Years ago, there was an ad for speakers whose sound was so powerful that the person listening to the music was literally getting blown out of the room.
That may be the experience of East Coast music lovers when the Los Angeles Philharmonic, with piano soloist Yuja Wang, performs a new concerto by American composer John Adams.
The concerts take place in Boston, at Symphony Hall on November 23rd, under the auspices of the Celebrity Series, and then in New York’s Lincoln Center on November 25th.
The New Piece
The piece is called “Must the Devil Have All the Good Tunes?,” commissioned by the LA Phil and premiered by that orchestra last March, with Gustavo Dudamel conducting.
The piece was written for Wang, the world’s most powerful, renowned, and breath-taking pianist. Since the premiere, Wang, Dudamel, and the LA Phil have toured with the piece at the Hollywood Bowl and in Edinburgh, Mexico City, and London.
“It’s unusual to be able to grow with a piece in this manner,” Wang says, “especially with the same group of musicians. Each time we come back to the piece, we magically and organically gain a little more confidence, a little edge.
“We have more freedom to be the devil,” she laughs. “You know the name of the piece, right?”
Wang says that she loves working with composer Adams and she loves playing the concerto.
“The piece has this inevitable obsessive drive,” she says, “with wacky colors and instrumentation. There’s a hypnotic metamorphosis in the second movement, not to mention the polyrhythms, which were hard to put together. But once the piece started to speak to us, we could just swing with it. It’s a good sign with any great music – it gets better the more we experience it.”
Wang isn’t alone in her enjoyment of Adams’ new concerto, his third. The piece has received high praise from music reviewers across the world, which is pretty remarkable, because music reviewers tend not to like much of anything new.
Bachtrack.com, a British online music journal, called the piece a “sprawling new tour de force.”
The Washington Post said, “The piano line treaded a cool, quiet path through a landscape of heavy-breathing bases and woodwinds murmuring the kinds of sinister melodies Bernard Herrmann might have used to underscore Hitchcock Heroine wandering into mortal peril.”
The San Francisco Classical Voice took up that same noir sensibility, saying that the piece “combines familiar structural motives and instrumental effects with the edgy feel of a hard-boiled Raymond Chandler novel.”
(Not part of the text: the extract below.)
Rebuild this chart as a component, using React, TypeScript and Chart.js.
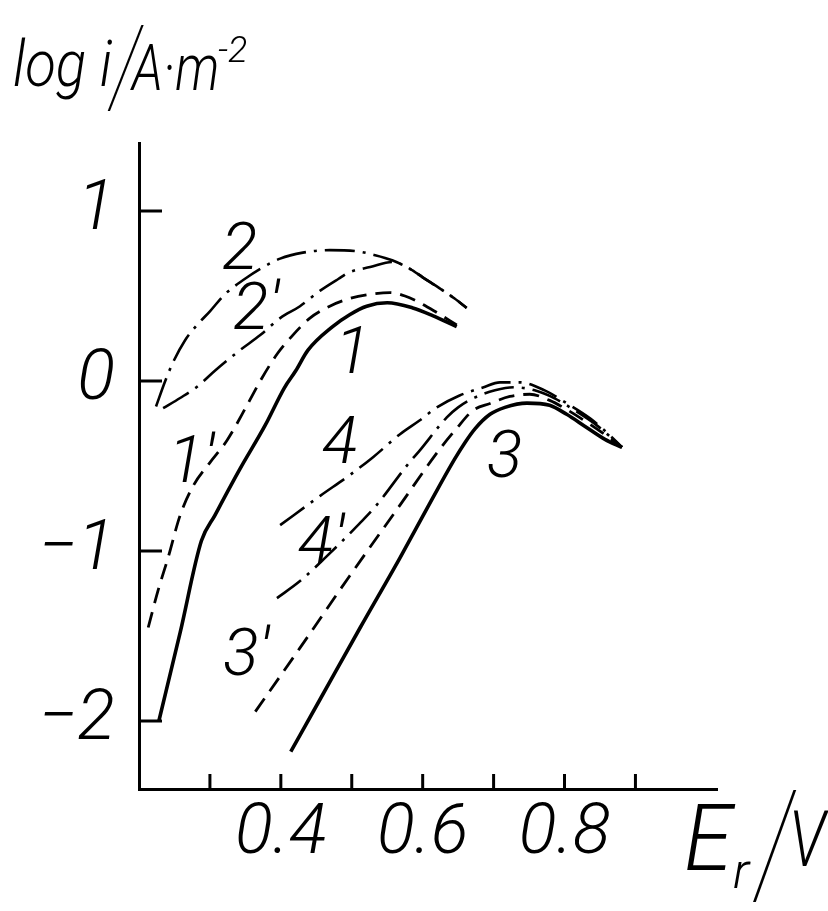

Wang has dazzled audiences for almost a decade with her playing, which is commonly referred to as thrilling, dazzling, high-powered, sensitive, demonic, and always brilliant.
Who is Yuja Wang?
Wang is a Chinese-born, Canadian-educated pianist who first made a name for herself while still an undergraduate at the Curtis Institute in Philadelphia when she became the go-to fill-in performer for piano soloists who had taken ill. No doubt they heard about how well she played in their absence and made it a point to get well sooner than they might have planned.
Conductor Michael Tilson Thomas literally bowed down to her on the Carnegie Hall stage when the then 19-year old performed at a level surpassing pretty much anyone who had ever touched a keyboard.
In Orange County, Wang, barely 20, filled in for Murray Perahia during the last season of Sir Neville Marriner’s tenure as conductor of the Academy of St Martin in the Fields.
The audience that night was treated to a once in a lifetime spectacle of the 80-something conductor watching with unfeigned admiration and downright awe as the 20-something Wang offered encore after encore for an audience grown dizzy by the fireworks of her playing.
Ginastera’s Variaciones Concertantes, and for good measure, Stravinsky’s Rite of Spring, fill out the bill in both Boston and New York.
The high-octane combination of Dudamel, Adams, and Wang may well prompt management in both venues to install lap belts for the safety of concert goers.
If you get blown out of your seat by Yuja Wang — as you almost certainly will — don’t say we didn’t warn you.